#### [Stated task]
Give back exactly the lines from the beginning of the listing below to the line holding "Bar, XAxis, YAxis, CartesianGrid, ReferenceArea", both ends included; the pictures stay out.
----- Supplied entries -----
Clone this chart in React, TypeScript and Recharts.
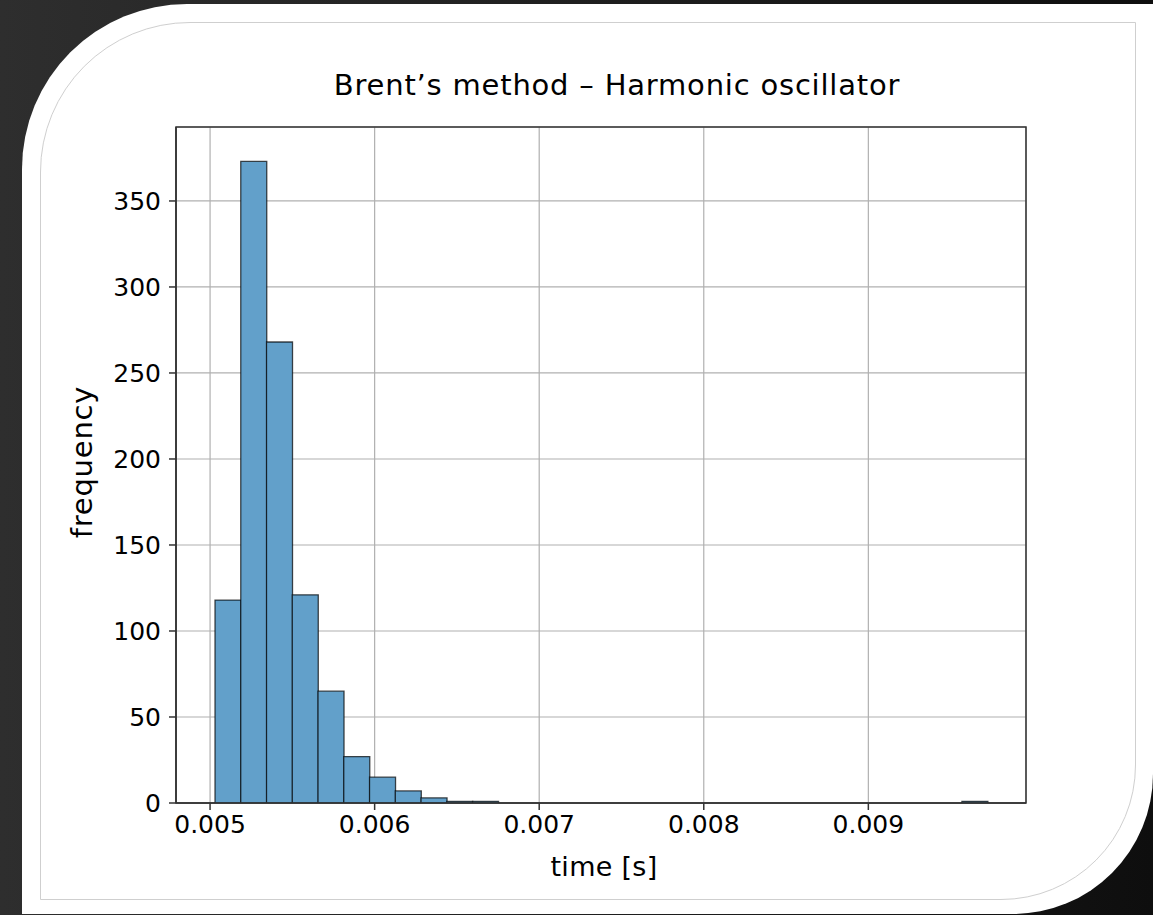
import { BarChart, Bar, XAxis, YAxis, CartesianGrid, ReferenceArea } from 'recharts'

// histogram of 1000 timings, 30 equal bins
const binCounts = [
  118, 373, 268, 121, 65, 27, 15, 7, 3, 1,
  1, 0, 0, 0, 0, 0, 0, 0, 0, 0,
  0, 0, 0, 0, 0, 0, 0, 0, 0, 1,
]
const binStart = 0.00503
const binWidth = 0.0001565
const xTicks = [0.005, 0.006, 0.007, 0.008, 0.009]
const yTicks = [0, 50, 100, 150, 200, 250, 300, 350]
const xDomain: [number, number] = [0.004793, 0.009958]
const yDomain: [number, number] = [0, 393]

const data = binCounts.map((count, i) => ({
  bin: i,
  mid: binStart + (i + 0.5) * binWidth,
  count,
}))

const W = 1153
const H = 915
const MARGIN = { top: 127, right: 127, bottom: 52, left: 106 }
const Y_AXIS_W = 70
const X_AXIS_H = 60
const PLOT_W = W - MARGIN.left - Y_AXIS_W - MARGIN.right

// keep the bin bands aligned with the numeric time axis
const span = xDomain[1] - xDomain[0]
const binEnd = binStart + binCounts.length * binWidth
const padLeft = ((binStart - xDomain[0]) / span) * PLOT_W
const padRight = ((xDomain[1] - binEnd) / span) * PLOT_W

const SPINE = '#333'
const TICK_FONT = { fontFamily: 'DejaVu Sans', fontSize: 25, fill: '#000' }
const LABEL_STYLE = {
  position: 'absolute' as const,
  fontFamily: "'DejaVu Sans', sans-serif",
  fontSize: 29,
  letterSpacing: 0.8,
  color: '#000',
  whiteSpace: 'nowrap' as const,
}

export default function App() {
  return (
    <div
      style={{
        position: 'absolute',
        left: 0,
        top: 0,
        width: W,
        height: H,
        overflow: 'hidden',
        background: 'linear-gradient(to right, #2e2e2e 0%, #1c1c1c 60%, #0e0e0e 100%)',
      }}
    >
      {/* slide card */}
      <div
        style={{
          position: 'absolute',
          left: 22,
          top: 4,
          right: 0,
          bottom: 1,
          background: '#fff',
          borderTopLeftRadius: 165,
          borderBottomRightRadius: 140,
        }}
      />
      <div
        style={{
          position: 'absolute',
          left: 40,
          top: 22,
          width: 1094,
          height: 876,
          border: '1px solid #cfcfcf',
          borderTopLeftRadius: 150,
          borderBottomRightRadius: 135,
        }}
      />

      <div style={{ position: 'absolute', left: 0, top: 0 }}>
        <BarChart
          width={W}
          height={H}
          data={data}
          margin={MARGIN}
          barCategoryGap={0}
          barGap={0}
        >
          <XAxis
            xAxisId="bin"
            dataKey="bin"
            type="category"
            hide
            height={0}
            padding={{ left: padLeft, right: padRight }}
          />
          <XAxis
            xAxisId="t"
            dataKey="mid"
            type="number"
            domain={xDomain}
            allowDataOverflow
            ticks={xTicks}
            interval={0}
            height={X_AXIS_H}
            tickFormatter={(v: number) => v.toFixed(3)}
            tick={TICK_FONT}
            tickSize={7}
            tickMargin={5}
            axisLine={{ stroke: SPINE, strokeWidth: 1.5 }}
            tickLine={{ stroke: SPINE, strokeWidth: 1.5 }}
          />
          <YAxis
            yAxisId="left"
            type="number"
            domain={yDomain}
            allowDataOverflow
            ticks={yTicks}
            interval={0}
            width={Y_AXIS_W}
            tick={TICK_FONT}
            tickSize={7}
            tickMargin={8}
            axisLine={{ stroke: SPINE, strokeWidth: 1.5 }}
            tickLine={{ stroke: SPINE, strokeWidth: 1.5 }}
          />
          <Bar
            xAxisId="bin"
            yAxisId="left"
            dataKey="count"
            fill="#62a0ca"
            stroke="rgba(0,0,0,0.7)"
            strokeWidth={1.3}
            isAnimationActive={false}
          />
          <CartesianGrid xAxisId="t" yAxisId="left" stroke="#b0b0b0" strokeWidth={1.2} />
          {/* axes frame (matplotlib spines) */}
          <ReferenceArea
            xAxisId="t"
            yAxisId="left"
            x1={xDomain[0]}
            x2={xDomain[1]}
            y1={yDomain[0]}
            y2={yDomain[1]}
            fill="none"
            fillOpacity={0}
            stroke={SPINE}
            strokeWidth={1.5}
            ifOverflow="visible"
          />
        </BarChart>
      </div>

      <div style={{ ...LABEL_STYLE, left: 0, width: 1234, top: 68, textAlign: 'center' }}>
        Brent’s method – Harmonic oscillator
      </div>
      <div
        style={{
          ...LABEL_STYLE,
          fontSize: 27,
          letterSpacing: 0.3,
          left: 0,
          width: 1208,
          top: 851,
          textAlign: 'center',
        }}
      >
        time [s]
      </div>
      <div
        style={{
          ...LABEL_STYLE,
          left: 82,
          top: 462,
          transform: 'translate(-50%, -50%) rotate(-90deg)',
        }}
      >
        frequency
      </div>
    </div>
  )
}
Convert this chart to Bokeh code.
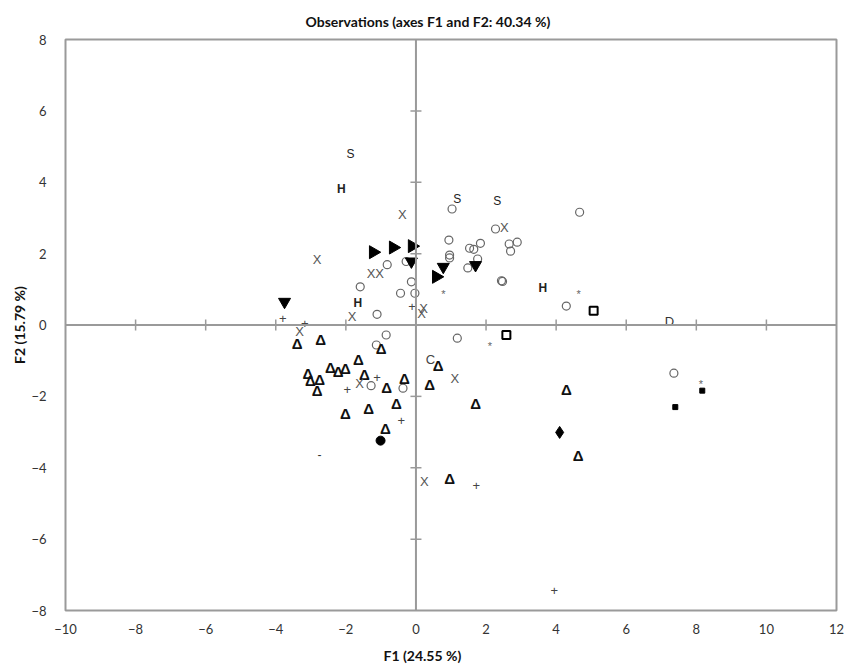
import math
from bokeh.plotting import figure
from bokeh.models import Range1d, FixedTicker, Span, Title, ColumnDataSource
from bokeh.core.properties import value
from bokeh.embed import file_html
from bokeh.resources import INLINE

# ---------------- data ----------------
x_ticks = [-10, -8, -6, -4, -2, 0, 2, 4, 6, 8, 10, 12]
y_ticks = [-8, -6, -4, -2, 0, 2, 4, 6, 8]

circ_x = [1.03, 0.94, -0.82, -0.28, -1.59, -0.13, -0.44, -0.03, -1.11, -0.85, -1.13, 1.18,
          -1.28, -0.37, 4.67, 2.27, 1.53, 1.84, 2.66, 2.89, 2.70, 1.76, 1.48, 2.44, 2.47,
          4.29, 7.36, 0.96, 0.96, 1.65]
circ_y = [3.25, 2.38, 1.69, 1.78, 1.07, 1.21, 0.89, 0.89, 0.30, -0.28, -0.56, -0.37,
          -1.70, -1.77, 3.16, 2.69, 2.15, 2.29, 2.27, 2.32, 2.07, 1.85, 1.60, 1.24, 1.22,
          0.53, -1.35, 1.96, 1.88, 2.12]

right_x = [-1.22, -0.65, -0.11, 0.58]
right_y = [2.04, 2.17, 2.21, 1.35]

down_x = [-0.13, 0.78, 1.70, -3.75]
down_y = [1.78, 1.63, 1.68, 0.65]

tri_x = [-3.39, -2.72, -0.99, -1.64, 0.63, -2.44, -2.22, -2.01, -3.08, -3.01, -2.75, -2.82,
         -1.47, -0.84, -0.33, 0.39, -0.56, -1.35, -2.01, -0.87, 1.70, 4.29, 4.63, 0.96]
tri_y = [-0.51, -0.42, -0.65, -0.98, -1.14, -1.19, -1.31, -1.23, -1.35, -1.56, -1.54, -1.84,
         -1.40, -1.74, -1.51, -1.68, -2.19, -2.35, -2.49, -2.91, -2.21, -1.82, -3.66, -4.31]

x_lab_x = [-0.39, -2.82, -1.28, -1.04, 0.22, 0.16, -1.82, -3.32, -1.61, 1.11, 2.52, 0.24]
x_lab_y = [3.09, 1.84, 1.43, 1.43, 0.45, 0.31, 0.25, -0.17, -1.65, -1.49, 2.72, -4.38]

s_x = [-1.87, 1.18, 2.32]
s_y = [4.78, 3.52, 3.48]

h_x = [-2.13, -1.66, 3.62]
h_y = [3.81, 0.62, 1.05]

c_x = [0.41]
c_y = [-0.98]
d_x = [7.23]
d_y = [0.11]
dash_x = [-2.75]
dash_y = [-3.62]

plus_x = [-0.11, -3.80, -3.17, -1.11, -1.96, -0.42, 1.72, 3.95]
plus_y = [0.53, 0.17, 0.05, -1.46, -1.80, -2.68, -4.50, -7.44]

star_x = [0.78, 4.64, 2.11, 8.13]
star_y = [0.87, 0.87, -0.58, -1.65]

osq_x = [5.07, 2.58]
osq_y = [0.40, -0.28]

fsq_x = [8.17, 7.40]
fsq_y = [-1.84, -2.30]

dia_x = [4.10]
dia_y = [-3.01]

dot_x = [-1.01]
dot_y = [-3.24]

# ---------------- figure ----------------
FONT = "Lato"
GRAY = "#9a9a9a"

p = figure(width=856, height=671, output_backend="svg", toolbar_location=None,
           x_range=Range1d(-10, 12), y_range=Range1d(-8, 8),
           min_border_left=65, min_border_right=20, min_border_top=39, min_border_bottom=60)

p.title.text = "Observations (axes F1 and F2: 40.34 %)"
p.title.align = "left"
p.title.offset = 240
p.title.standoff = 19
p.title.text_font = FONT
p.title.text_font_size = "14px"
p.title.text_font_style = "bold"
p.title.text_color = "#111111"

p.xgrid.visible = False
p.ygrid.visible = False
p.outline_line_color = GRAY
p.outline_line_width = 2
p.background_fill_color = "white"
p.border_fill_color = "white"

for ax, ticks in ((p.xaxis[0], x_ticks), (p.yaxis[0], y_ticks)):
    ax.ticker = FixedTicker(ticks=ticks)
    ax.axis_line_color = None
    ax.major_tick_line_color = None
    ax.minor_tick_line_color = None
    ax.major_label_text_font = FONT
    ax.major_label_text_font_size = "13px"
    ax.major_label_text_color = "#333333"

p.xaxis.major_label_standoff = 7
p.yaxis.major_label_standoff = 13
p.yaxis.axis_label = "F2 (15.79 %)"
p.yaxis.axis_label_text_font = FONT
p.yaxis.axis_label_text_font_size = "14px"
p.yaxis.axis_label_text_font_style = "bold"
p.yaxis.axis_label_text_color = "#111111"
p.yaxis.axis_label_standoff = 0

p.add_layout(Title(text="F1 (24.55 %)", align="left", offset=318, standoff=16, text_font=FONT,
                   text_font_size="14px", text_font_style="bold", text_color="#111111"), "below")

# center axes
p.add_layout(Span(location=0, dimension="height", line_color=GRAY, line_width=2))
p.add_layout(Span(location=0, dimension="width", line_color=GRAY, line_width=2))

inner_x = [t for t in x_ticks if t not in (0, x_ticks[0], x_ticks[-1])]
inner_y = [t for t in y_ticks if t not in (0, y_ticks[0], y_ticks[-1])]
p.scatter(inner_x, [0] * len(inner_x), marker="dash", size=11, angle=math.pi / 2,
          line_color=GRAY, line_width=1.5)
p.scatter([0] * len(inner_y), inner_y, marker="dash", size=11,
          line_color=GRAY, line_width=1.5)

# ---------------- markers ----------------
p.scatter(circ_x, circ_y, marker="circle", size=8, fill_color=None,
          line_color="#666666", line_width=1.2)

p.scatter(right_x, right_y, marker="triangle", angle=-math.pi / 2, size=13,
          fill_color="black", line_color="black")
p.scatter(down_x, down_y, marker="inverted_triangle", size=12,
          fill_color="black", line_color="black")

def txt(xs, ys, s, size, color, style="normal", font="Liberation Sans"):
    src = ColumnDataSource(dict(x=xs, y=ys, t=[s] * len(xs)))
    p.text(x="x", y="y", text="t", source=src, text_font=value(font),
           text_font_size=size, text_color=color, text_font_style=style,
           text_align="center", text_baseline="middle")

txt(tri_x, tri_y, "Δ", "15px", "#111111", "bold")
txt(x_lab_x, x_lab_y, "X", "13px", "#555555")
txt(s_x, s_y, "S", "12px", "#222222")
txt(h_x, h_y, "H", "12px", "#222222", "bold")
txt(c_x, c_y, "C", "13px", "#444444")
txt(d_x, d_y, "D", "13px", "#333333")
txt(dash_x, dash_y, "-", "12px", "#333333")
txt(plus_x, plus_y, "+", "13px", "#444444")
txt(star_x, star_y, "*", "11px", "#666666")

p.scatter(osq_x, osq_y, marker="square", size=8, fill_color="white",
          line_color="black", line_width=2)
p.scatter(fsq_x, fsq_y, marker="square", size=5, fill_color="black", line_color="black")
p.scatter(dia_x, dia_y, marker="diamond", size=12, fill_color="black", line_color="black")
p.scatter(dot_x, dot_y, marker="circle", size=9, fill_color="black", line_color="black")

open("out.html", "w").write(file_html(p, INLINE))
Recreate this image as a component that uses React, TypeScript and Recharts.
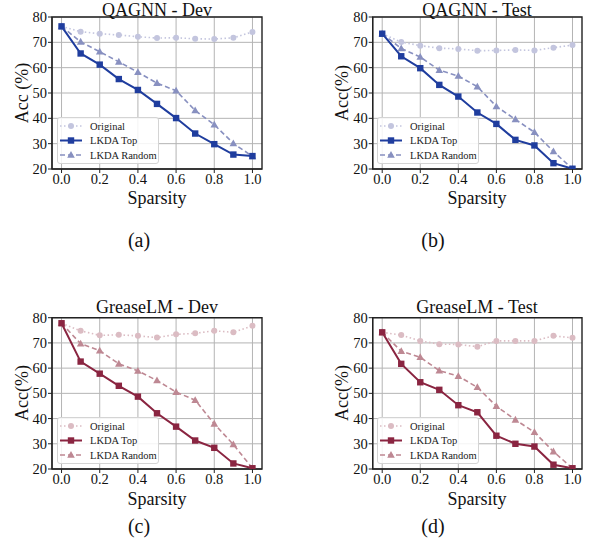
import React from "react";
import { LineChart, Line, XAxis, YAxis, CartesianGrid, ReferenceArea } from "recharts";

const sparsity = [0, 0.1, 0.2, 0.3, 0.4, 0.5, 0.6, 0.7, 0.8, 0.9, 1.0];
const xTicks = [0, 0.2, 0.4, 0.6, 0.8, 1.0];
const yTicks = [20, 30, 40, 50, 60, 70, 80];

const qagnnDevOriginal = [76.3, 74.2, 73.4, 72.9, 72.2, 71.7, 71.8, 71.4, 71.3, 71.8, 74.1];
const qagnnDevTop = [76.3, 65.6, 61.2, 55.5, 51.2, 45.7, 40.1, 34.0, 29.8, 25.7, 25.1];
const qagnnDevRandom = [76.3, 70.2, 66.3, 62.3, 58.2, 53.9, 50.9, 43.1, 37.5, 30.1, 25.0];

const qagnnTestOriginal = [73.4, 70.1, 68.7, 67.7, 67.4, 66.7, 66.8, 67.0, 66.8, 67.9, 68.9];
const qagnnTestTop = [73.4, 64.5, 59.8, 53.2, 48.6, 42.3, 37.8, 31.5, 29.3, 22.3, 20.1];
const qagnnTestRandom = [73.4, 67.6, 64.2, 59.0, 56.7, 52.5, 44.7, 39.6, 34.5, 26.9, 20.1];

const greaseDevOriginal = [77.8, 74.8, 73.0, 73.2, 72.8, 72.1, 73.4, 73.8, 74.8, 74.2, 76.8];
const greaseDevTop = [77.8, 62.6, 57.8, 53.0, 48.7, 42.1, 36.8, 31.3, 28.4, 22.2, 20.3];
const greaseDevRandom = [77.8, 69.7, 66.9, 61.7, 58.9, 55.1, 50.5, 47.3, 37.9, 29.7, 20.3];

const greaseTestOriginal = [74.2, 73.1, 70.8, 69.5, 69.4, 68.5, 70.8, 70.8, 70.8, 72.8, 72.0];
const greaseTestTop = [74.2, 61.7, 54.4, 51.4, 45.3, 42.5, 33.2, 30.0, 28.9, 21.7, 20.3];
const greaseTestRandom = [74.2, 66.7, 64.3, 59.0, 56.8, 52.4, 44.9, 39.5, 34.6, 26.9, 20.3];

const seriesNames = ["Original", "LKDA Top", "LKDA Random"];

const BLUE = { original: "#c3c5de", top: "#1f3d9e", random: "#8890c0" };
const RED = { original: "#dbbcc3", top: "#8a2541", random: "#be8893" };

const FONT = "'Liberation Serif', 'Times New Roman', serif";

type Colors = { original: string; top: string; random: string };

const buildData = (o: number[], t: number[], r: number[]) =>
  sparsity.map((s, i) => ({ s, original: o[i], top: t[i], random: r[i] }));

const circleDot = (color: string) => (p: any) => (
  <circle key={`c${p.index}`} cx={p.cx} cy={p.cy} r={3} fill={color} stroke="none" />
);
const squareDot = (color: string) => (p: any) => (
  <rect key={`s${p.index}`} x={p.cx - 3.2} y={p.cy - 3.2} width={6.4} height={6.4} fill={color} stroke="none" />
);
const triDot = (color: string) => (p: any) => (
  <polygon
    key={`t${p.index}`}
    points={`${p.cx},${p.cy - 4} ${p.cx - 3.8},${p.cy + 2.8} ${p.cx + 3.8},${p.cy + 2.8}`}
    fill={color}
    stroke="none"
  />
);

const Legend2 = ({ colors, left, top }: { colors: Colors; left: number; top: number }) => {
  const rows = [
    { name: seriesNames[0], color: colors.original, dash: "1.5 2.5", w: 1.6, m: "c" },
    { name: seriesNames[1], color: colors.top, dash: undefined, w: 2, m: "s" },
    { name: seriesNames[2], color: colors.random, dash: "5 3", w: 1.6, m: "t" },
  ];
  return (
    <div
      style={{
        position: "absolute",
        left,
        top,
        width: 102,
        height: 47,
        border: "1px solid #d4d4d4",
        borderRadius: 3,
        background: "rgba(255,255,255,0.85)",
        boxSizing: "border-box",
      }}
    >
      <svg width={102} height={47} style={{ position: "absolute", left: -1, top: -1 }}>
        {rows.map((r, i) => {
          const y = 9 + i * 14.5;
          return (
            <g key={r.name}>
              <line x1={3} x2={25} y1={y} y2={y} stroke={r.color} strokeWidth={r.w} strokeDasharray={r.dash} />
              {r.m === "c" && <circle cx={14} cy={y} r={3} fill={r.color} />}
              {r.m === "s" && <rect x={10.8} y={y - 3.2} width={6.4} height={6.4} fill={r.color} />}
              {r.m === "t" && (
                <polygon points={`14,${y - 4} ${10.2},${y + 2.8} ${17.8},${y + 2.8}`} fill={r.color} />
              )}
              <text x={33} y={y + 3.7} fontFamily={FONT} fontSize={10.5} fill="#222">
                {r.name}
              </text>
            </g>
          );
        })}
      </svg>
    </div>
  );
};

type PanelProps = {
  left: number;
  top: number;
  width: number;
  mTop: number;
  mLeft: number;
  mRight: number;
  data: any[];
  colors: Colors;
};

const Panel = ({ left, top, width, mTop, mLeft, mRight, data, colors }: PanelProps) => (
  <div style={{ position: "absolute", left, top }}>
    <LineChart
      width={width}
      height={230}
      data={data}
      margin={{ top: mTop, left: mLeft, right: mRight, bottom: 31 }}
    >
      <CartesianGrid stroke="#b4b4b4" strokeWidth={1} verticalValues={xTicks} horizontalValues={yTicks} />
      <XAxis
        dataKey="s"
        type="number"
        domain={[-0.05, 1.05]}
        ticks={xTicks}
        tickFormatter={(v: number) => v.toFixed(1)}
        height={30}
        tickSize={4}
        tickMargin={1}
        axisLine={{ stroke: "#222", strokeWidth: 1.2 }}
        tickLine={{ stroke: "#222", strokeWidth: 1 }}
        tick={{ fontFamily: FONT, fontSize: 14.5, fill: "#111" }}
        allowDataOverflow
      />
      <YAxis
        type="number"
        domain={[20, 80]}
        ticks={yTicks}
        width={40}
        tickSize={4}
        tickMargin={1}
        axisLine={{ stroke: "#222", strokeWidth: 1.2 }}
        tickLine={{ stroke: "#222", strokeWidth: 1 }}
        tick={{ fontFamily: FONT, fontSize: 14.5, fill: "#111" }}
        allowDataOverflow
      />
      <ReferenceArea x1={-0.05} x2={1.05} y1={20} y2={80} fill="none" stroke="#222" strokeWidth={1.4} ifOverflow="visible" />
      <Line
        dataKey="original"
        stroke={colors.original}
        strokeWidth={1.6}
        strokeDasharray="1.5 2.5"
        dot={circleDot(colors.original)}
        isAnimationActive={false}
      />
      <Line
        dataKey="random"
        stroke={colors.random}
        strokeWidth={1.6}
        strokeDasharray="5 3"
        dot={triDot(colors.random)}
        isAnimationActive={false}
      />
      <Line
        dataKey="top"
        stroke={colors.top}
        strokeWidth={2}
        dot={squareDot(colors.top)}
        isAnimationActive={false}
      />
    </LineChart>
  </div>
);

const texts = [
  { x: 157, y: 16, t: "QAGNN - Dev", s: 18, rot: false },
  { x: 477, y: 16, t: "QAGNN - Test", s: 18, rot: false },
  { x: 157, y: 313, t: "GreaseLM - Dev", s: 18, rot: false },
  { x: 477, y: 313, t: "GreaseLM - Test", s: 18, rot: false },
  { x: 157, y: 204, t: "Sparsity", s: 18, rot: false },
  { x: 477, y: 204, t: "Sparsity", s: 18, rot: false },
  { x: 157, y: 505, t: "Sparsity", s: 18, rot: false },
  { x: 477, y: 505, t: "Sparsity", s: 18, rot: false },
  { x: 139, y: 247, t: "(a)", s: 20, rot: false },
  { x: 433, y: 247, t: "(b)", s: 20, rot: false },
  { x: 139, y: 533, t: "(c)", s: 20, rot: false },
  { x: 433, y: 533, t: "(d)", s: 20, rot: false },
];

const yLabels = [
  { x: 21.5, y: 93, t: "Acc (%)" },
  { x: 342, y: 93, t: "Acc(%)" },
  { x: 21.5, y: 393, t: "Acc(%)" },
  { x: 342, y: 393, t: "Acc(%)" },
];

export default function App() {
  return (
    <div style={{ position: "absolute", left: 0, top: 0, width: 589, height: 559, background: "#fff", overflow: "hidden" }}>
      <Panel left={0} top={0} width={295} mTop={17} mLeft={12} mRight={33} data={buildData(qagnnDevOriginal, qagnnDevTop, qagnnDevRandom)} colors={BLUE} />
      <Panel left={295} top={0} width={294} mTop={17} mLeft={37.7} mRight={7} data={buildData(qagnnTestOriginal, qagnnTestTop, qagnnTestRandom)} colors={BLUE} />
      <Panel left={0} top={300} width={295} mTop={17.7} mLeft={12} mRight={33} data={buildData(greaseDevOriginal, greaseDevTop, greaseDevRandom)} colors={RED} />
      <Panel left={295} top={300} width={294} mTop={17.7} mLeft={37.7} mRight={7} data={buildData(greaseTestOriginal, greaseTestTop, greaseTestRandom)} colors={RED} />
      <Legend2 colors={BLUE} left={57} top={117} />
      <Legend2 colors={BLUE} left={377} top={117} />
      <Legend2 colors={RED} left={57} top={417} />
      <Legend2 colors={RED} left={377} top={417} />
      <svg width={589} height={559} style={{ position: "absolute", left: 0, top: 0, pointerEvents: "none" }}>
        {texts.map((d, i) => (
          <text key={i} x={d.x} y={d.y} textAnchor="middle" fontFamily={FONT} fontSize={d.s} fill="#111">
            {d.t}
          </text>
        ))}
        {yLabels.map((d, i) => (
          <text
            key={`y${i}`}
            x={d.x}
            y={d.y}
            textAnchor="middle"
            dominantBaseline="central"
            fontFamily={FONT}
            fontSize={18}
            fill="#111"
            transform={`rotate(-90 ${d.x} ${d.y})`}
          >
            {d.t}
          </text>
        ))}
      </svg>
    </div>
  );
}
-----
#### [Full response]
Clone this chart in React, TypeScript and Recharts.
import { BarChart, Bar, XAxis, YAxis, CartesianGrid, ReferenceArea } from 'recharts'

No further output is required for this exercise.